SUPPLIED INFORMATION:
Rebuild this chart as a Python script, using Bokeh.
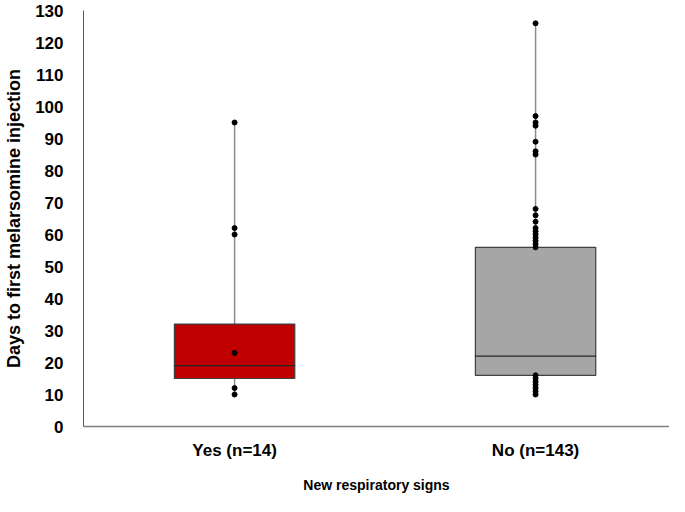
from bokeh.plotting import figure
from bokeh.models import Range1d, FixedTicker, ColumnDataSource
from bokeh.embed import file_html
from bokeh.resources import INLINE

# ---- data ----
categories = ["Yes (n=14)", "No (n=143)"]
positions = [1, 2]
q1 = [15, 16]
median = [19, 22]
q3 = [32, 56]
whisker_low = [10, 10]
whisker_high = [95, 126]
box_colors = ["#C00000", "#A6A6A6"]

points_yes = [95, 62, 60, 23, 12, 10]
points_no = [126, 97, 95, 94, 89, 86, 85, 68, 66, 64, 62, 61, 60, 59, 58, 57, 56,
             16, 15, 14, 13, 12, 11, 10]
y_ticks = list(range(0, 131, 10))

FONT = "Liberation Sans"

p = figure(width=669, height=496, output_backend="svg", toolbar_location=None,
           x_range=Range1d(0.498, 2.445), y_range=Range1d(0, 130),
           min_border_left=83, min_border_right=0, min_border_top=10,
           min_border_bottom=70)

p.xgrid.visible = False
p.ygrid.visible = False
p.outline_line_color = None

box_src = ColumnDataSource(dict(x=positions, q1=q1, q3=q3, med=median,
                                lo=whisker_low, hi=whisker_high, color=box_colors))

# whiskers
p.segment(x0="x", y0="q3", x1="x", y1="hi", source=box_src, line_color="#8C8C8C", line_width=1.5)
p.segment(x0="x", y0="lo", x1="x", y1="q1", source=box_src, line_color="#8C8C8C", line_width=1.5)

# boxes
p.vbar(x="x", width=0.4, bottom="q1", top="q3", source=box_src,
       fill_color="color", line_color="#404040", line_width=1.2)

# medians
p.rect(x="x", y="med", width=0.4, height=0.0001, source=box_src,
       line_color="#262626", line_width=1.2, fill_color=None)

# points
p.scatter([positions[0]] * len(points_yes), points_yes, size=5, color="black")
p.scatter([positions[1]] * len(points_no), points_no, size=5, color="black")

# axes
p.yaxis.ticker = FixedTicker(ticks=y_ticks)
p.xaxis.ticker = FixedTicker(ticks=positions)
p.xaxis.major_label_overrides = {pos: cat for pos, cat in zip(positions, categories)}

for ax in (p.xaxis[0], p.yaxis[0]):
    ax.major_tick_line_color = None
    ax.minor_tick_line_color = None
    ax.major_label_text_font = FONT
    ax.major_label_text_font_style = "bold"
    ax.major_label_text_font_size = "17px"
    ax.major_label_text_color = "black"
    ax.axis_label_text_font = FONT
    ax.axis_label_text_font_style = "bold"
    ax.axis_label_text_color = "black"

p.yaxis.axis_line_color = "#595959"
p.yaxis.axis_line_width = 1
p.yaxis.major_label_standoff = 14
p.yaxis.axis_label = "Days to first melarsomine injection"
p.yaxis.axis_label_text_font_size = "18px"
p.yaxis.axis_label_standoff = 8

p.xaxis.axis_line_color = "#7F7F7F"
p.xaxis.axis_line_width = 1.5
p.xaxis.major_label_standoff = 8
p.xaxis.axis_label = "New respiratory signs"
p.xaxis.axis_label_text_font_size = "14px"
p.xaxis.axis_label_standoff = 14

open("out.html", "w").write(file_html(p, INLINE))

EXERCISE PROMPT: Skip the pictures and restate exactly the lines from the beginning of the listing to the line with "from bokeh.resources import INLINE", that line included.

THE REPLY:
Rebuild this chart as a Python script, using Bokeh.
from bokeh.plotting import figure
from bokeh.models import Range1d, FixedTicker, ColumnDataSource
from bokeh.embed import file_html
from bokeh.resources import INLINE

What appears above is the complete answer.